# Task statement
Begin with the first line and repeat exactly through the line containing "const rows = (vals, conv)"; leave every image out.
□ □ □ □
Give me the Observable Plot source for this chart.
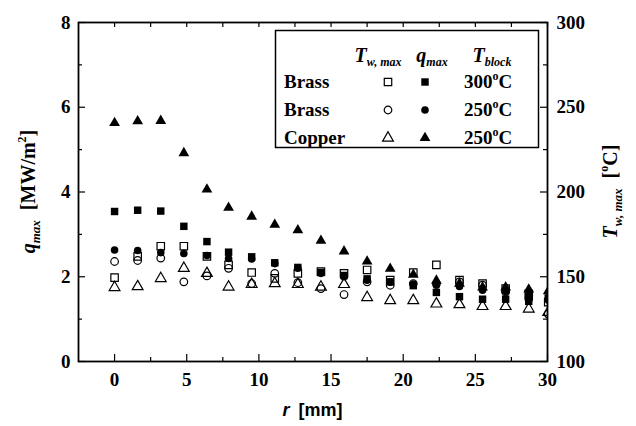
<!DOCTYPE html>
<html><head><meta charset="utf-8">
<script src="https://cdn.jsdelivr.net/npm/d3@7"></script>
<script src="https://cdn.jsdelivr.net/npm/@observablehq/plot@0.6"></script>
<style>body{margin:0;background:#fff}</style>
</head><body><div id="chart"></div>
<script>
// radial position r [mm]
const r = [0,1.6,3.2,4.8,6.4,7.9,9.5,11.1,12.7,14.3,15.9,17.5,19.1,20.7,22.3,23.9,25.5,27.1,28.7,30.05];
// q_max [MW/m2] (filled markers, left axis)
const qBrass300  = [3.54,3.57,3.55,3.19,2.83,2.58,2.47,2.33,2.22,2.10,2.03,1.95,1.88,1.79,1.63,1.53,1.47,1.47,1.42,1.50];
const qBrass250  = [2.63,2.62,2.57,2.55,2.50,2.43,2.42,2.31,2.20,2.08,2.00,1.92,1.87,1.83,1.80,1.77,1.68,1.65,1.58,1.45];
const qCopper250 = [5.63,5.67,5.68,4.92,4.06,3.63,3.42,3.23,3.10,2.85,2.60,2.36,2.19,2.05,1.91,1.84,1.75,1.75,1.70,1.66];
// T_w,max [degC] (open markers, right axis)
const TBrass300  = [149.5,162,168,168,162,157,152.5,149,152,153,152,154,148,152.5,157,148,146,143,140,135];
const TBrass250  = [159,159.6,161,147,150.5,155,146,152,146.5,143,139.5,147,145,146,146,147,145,141,137,128];
const TCopper250 = [143.7,144.2,149,155,152,144,145.5,146,145.5,144,145.5,137.8,136,136,134,133.6,132.5,132.5,131,129];

const leftTicks = [0,2,4,6,8];
const leftMinor = [1,3,5,7];
const rightTickLabels = [100,150,200,250,300];
const rightDomain = [100,300];
const xTicks = [0,5,10,15,20,25,30];
const xMinor = [2.5,7.5,12.5,17.5,22.5,27.5];

const W = 636, H = 426, mL = 78, mR = 89, mT = 22, mB = 65;
const pW = W - mL - mR, pH = H - mT - mB;
const qDomain = [0,8];
// map T onto the q axis (both axes share the same frame)
const t2q = t => qDomain[0] + (t - rightDomain[0]) / (rightDomain[1] - rightDomain[0]) * (qDomain[1] - qDomain[0]);

const rows = (vals, conv) => r.map((x, i) => ({r: x, v: conv ? conv(vals[i]) : vals[i]}));

const serif = "'Liberation Serif', 'Times New Roman', serif";
const sans = "'Liberation Sans', Arial, sans-serif";

const openStyle = {fill: "none", stroke: "black", strokeWidth: 1.2, clip: true};
const fillStyle = {fill: "black", stroke: "none", clip: true};

const plot = Plot.plot({
  width: W, height: H,
  marginLeft: mL, marginRight: mR, marginTop: mT, marginBottom: mB,
  style: {background: "white"},
  x: {domain: [-2.5, 30]},
  y: {domain: qDomain},
  marks: [
    Plot.axisY(leftTicks, {anchor: "left", tickSize: 0, tickPadding: 8, label: null, fontSize: 19}),
    Plot.axisY(leftTicks, {anchor: "right", tickSize: 0, tickPadding: 9, label: null, fontSize: 19,
      tickFormat: d => rightTickLabels[leftTicks.indexOf(d)]}),
    Plot.axisX(xTicks, {anchor: "bottom", tickSize: 0, tickPadding: 11, label: null, fontSize: 19}),
    // inward ticks
    Plot.tickY(leftTicks, {y: d => d, insetRight: pW - 7, stroke: "black", strokeWidth: 1.2}),
    Plot.tickY(leftMinor, {y: d => d, insetRight: pW - 4, stroke: "black", strokeWidth: 1.2}),
    Plot.tickY(leftTicks, {y: d => d, insetLeft: pW - 7, stroke: "black", strokeWidth: 1.2}),
    Plot.tickY(leftMinor, {y: d => d, insetLeft: pW - 4, stroke: "black", strokeWidth: 1.2}),
    Plot.tickX(xTicks, {x: d => d, insetTop: pH - 7, stroke: "black", strokeWidth: 1.2}),
    Plot.tickX(xMinor, {x: d => d, insetTop: pH - 4, stroke: "black", strokeWidth: 1.2}),
    Plot.tickX(xTicks.concat(xMinor), {x: d => d, insetBottom: pH - 5, stroke: "black", strokeWidth: 1.2}),
    // open markers: T_w,max
    Plot.dot(rows(TBrass300, t2q), {x: "r", y: "v", symbol: "square", r: 4.2, ...openStyle}),
    Plot.dot(rows(TBrass250, t2q), {x: "r", y: "v", symbol: "circle", r: 3.8, ...openStyle}),
    Plot.dot(rows(TCopper250, t2q), {x: "r", y: "v", symbol: "triangle", r: 4, ...openStyle}),
    // filled markers: q_max
    Plot.dot(rows(qBrass300), {x: "r", y: "v", symbol: "square", r: 4.2, ...fillStyle}),
    Plot.dot(rows(qBrass250), {x: "r", y: "v", symbol: "circle", r: 3.8, ...fillStyle}),
    Plot.dot(rows(qCopper250), {x: "r", y: "v", symbol: "triangle", r: 4, ...fillStyle}),
    Plot.frame({stroke: "black", strokeWidth: 1.8})
  ]
});
document.getElementById("chart").append(plot);

const svg = d3.select(plot);
// tick-label font (bold Times-like serif), applied inline to every Plot-generated text
svg.selectAll("text")
  .style("font-family", serif).style("font-weight", "bold").style("font-size", "19px").style("fill", "black");

const txt = (sel) => sel.append("text").attr("text-anchor", "start").attr("fill", "black").attr("font-weight", "bold");

// left axis title
const lt = svg.append("text")
  .attr("transform", `translate(35,${mT + pH/2}) rotate(-90)`)
  .attr("text-anchor", "middle")
  .attr("font-family", serif).attr("font-weight", "bold").attr("font-size", 20).attr("fill", "black");
lt.append("tspan").attr("font-style", "italic").text("q");
lt.append("tspan").attr("font-style", "italic").attr("font-size", 13).attr("dy", 5).text("max");
lt.append("tspan").attr("dy", -5).text("\u2002[MW/m");
lt.append("tspan").attr("font-size", 12).attr("dy", -9).text("2");
lt.append("tspan").attr("dy", 9).text("]");

// right axis title
const rt = svg.append("text")
  .attr("transform", `translate(617,${mT + pH/2}) rotate(-90)`)
  .attr("text-anchor", "middle")
  .attr("font-family", serif).attr("font-weight", "bold").attr("font-size", 20).attr("fill", "black");
rt.append("tspan").attr("font-style", "italic").text("T");
rt.append("tspan").attr("font-style", "italic").attr("font-size", 13).attr("dy", 5).text("w, max");
rt.append("tspan").attr("dy", -5).text("\u2002[");
rt.append("tspan").attr("font-size", 12).attr("dy", -9).text("o");
rt.append("tspan").attr("dy", 9).text("C]");

// x axis title
const xt = svg.append("text")
  .attr("x", mL + pW/2).attr("y", 416)
  .attr("text-anchor", "middle")
  .attr("font-family", sans).attr("font-weight", "bold").attr("font-size", 18).attr("fill", "black");
xt.append("tspan").attr("font-style", "italic").text("r");
xt.append("tspan").text("\u2002[mm]");

// legend
const legendRows = [
  {name: "Brass", sym: d3.symbolSquare, size: 4.2*4.2*Math.PI, temp: "300"},
  {name: "Brass", sym: d3.symbolCircle, size: 3.8*3.8*Math.PI, temp: "250"},
  {name: "Copper", sym: d3.symbolTriangle, size: 4*4*Math.PI, temp: "250"}
];
const lg = svg.append("g");
lg.append("rect").attr("x", 275.5).attr("y", 30.5).attr("width", 263).attr("height", 117)
  .attr("fill", "white").attr("stroke", "black").attr("stroke-width", 1.5);
const hdr = (x, main, sub) => {
  const t = lg.append("text").attr("x", x).attr("y", 62).attr("text-anchor", "middle")
    .attr("font-family", serif).attr("font-weight", "bold").attr("font-style", "italic")
    .attr("font-size", 20).attr("fill", "black");
  t.append("tspan").text(main);
  t.append("tspan").attr("font-size", 12).attr("dy", 4).text(sub);
};
hdr(378, "T", "w, max");
hdr(432, "q", "max");
hdr(492, "T", "block");
legendRows.forEach((d, i) => {
  const cy = 82 + i * 28;
  txt(lg).attr("x", 284).attr("y", cy + 6)
    .attr("font-family", serif).attr("font-size", 19)
    .text(d.name);
  lg.append("path").attr("d", d3.symbol(d.sym, d.size)()).attr("transform", `translate(388,${cy})`)
    .attr("fill", "none").attr("stroke", "black").attr("stroke-width", 1.2);
  lg.append("path").attr("d", d3.symbol(d.sym, d.size)()).attr("transform", `translate(425,${cy})`)
    .attr("fill", "black");
  const tt = txt(lg).attr("x", 464).attr("y", cy + 6)
    .attr("font-family", serif).attr("font-size", 19);
  tt.append("tspan").text(d.temp);
  tt.append("tspan").attr("font-size", 12).attr("dy", -8).text("o");
  tt.append("tspan").attr("dy", 8).text("C");
});
</script>
</body></html>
□ □ □ □
# Task output
Give me the Observable Plot source for this chart.
<!DOCTYPE html>
<html><head><meta charset="utf-8">
<script src="https://cdn.jsdelivr.net/npm/d3@7"></script>
<script src="https://cdn.jsdelivr.net/npm/@observablehq/plot@0.6"></script>
<style>body{margin:0;background:#fff}</style>
</head><body><div id="chart"></div>
<script>
// radial position r [mm]
const r = [0,1.6,3.2,4.8,6.4,7.9,9.5,11.1,12.7,14.3,15.9,17.5,19.1,20.7,22.3,23.9,25.5,27.1,28.7,30.05];
// q_max [MW/m2] (filled markers, left axis)
const qBrass300  = [3.54,3.57,3.55,3.19,2.83,2.58,2.47,2.33,2.22,2.10,2.03,1.95,1.88,1.79,1.63,1.53,1.47,1.47,1.42,1.50];
const qBrass250  = [2.63,2.62,2.57,2.55,2.50,2.43,2.42,2.31,2.20,2.08,2.00,1.92,1.87,1.83,1.80,1.77,1.68,1.65,1.58,1.45];
const qCopper250 = [5.63,5.67,5.68,4.92,4.06,3.63,3.42,3.23,3.10,2.85,2.60,2.36,2.19,2.05,1.91,1.84,1.75,1.75,1.70,1.66];
// T_w,max [degC] (open markers, right axis)
const TBrass300  = [149.5,162,168,168,162,157,152.5,149,152,153,152,154,148,152.5,157,148,146,143,140,135];
const TBrass250  = [159,159.6,161,147,150.5,155,146,152,146.5,143,139.5,147,145,146,146,147,145,141,137,128];
const TCopper250 = [143.7,144.2,149,155,152,144,145.5,146,145.5,144,145.5,137.8,136,136,134,133.6,132.5,132.5,131,129];

const leftTicks = [0,2,4,6,8];
const leftMinor = [1,3,5,7];
const rightTickLabels = [100,150,200,250,300];
const rightDomain = [100,300];
const xTicks = [0,5,10,15,20,25,30];
const xMinor = [2.5,7.5,12.5,17.5,22.5,27.5];

const W = 636, H = 426, mL = 78, mR = 89, mT = 22, mB = 65;
const pW = W - mL - mR, pH = H - mT - mB;
const qDomain = [0,8];
// map T onto the q axis (both axes share the same frame)
const t2q = t => qDomain[0] + (t - rightDomain[0]) / (rightDomain[1] - rightDomain[0]) * (qDomain[1] - qDomain[0]);

const rows = (vals, conv) => r.map((x, i) => ({r: x, v: conv ? conv(vals[i]) : vals[i]}));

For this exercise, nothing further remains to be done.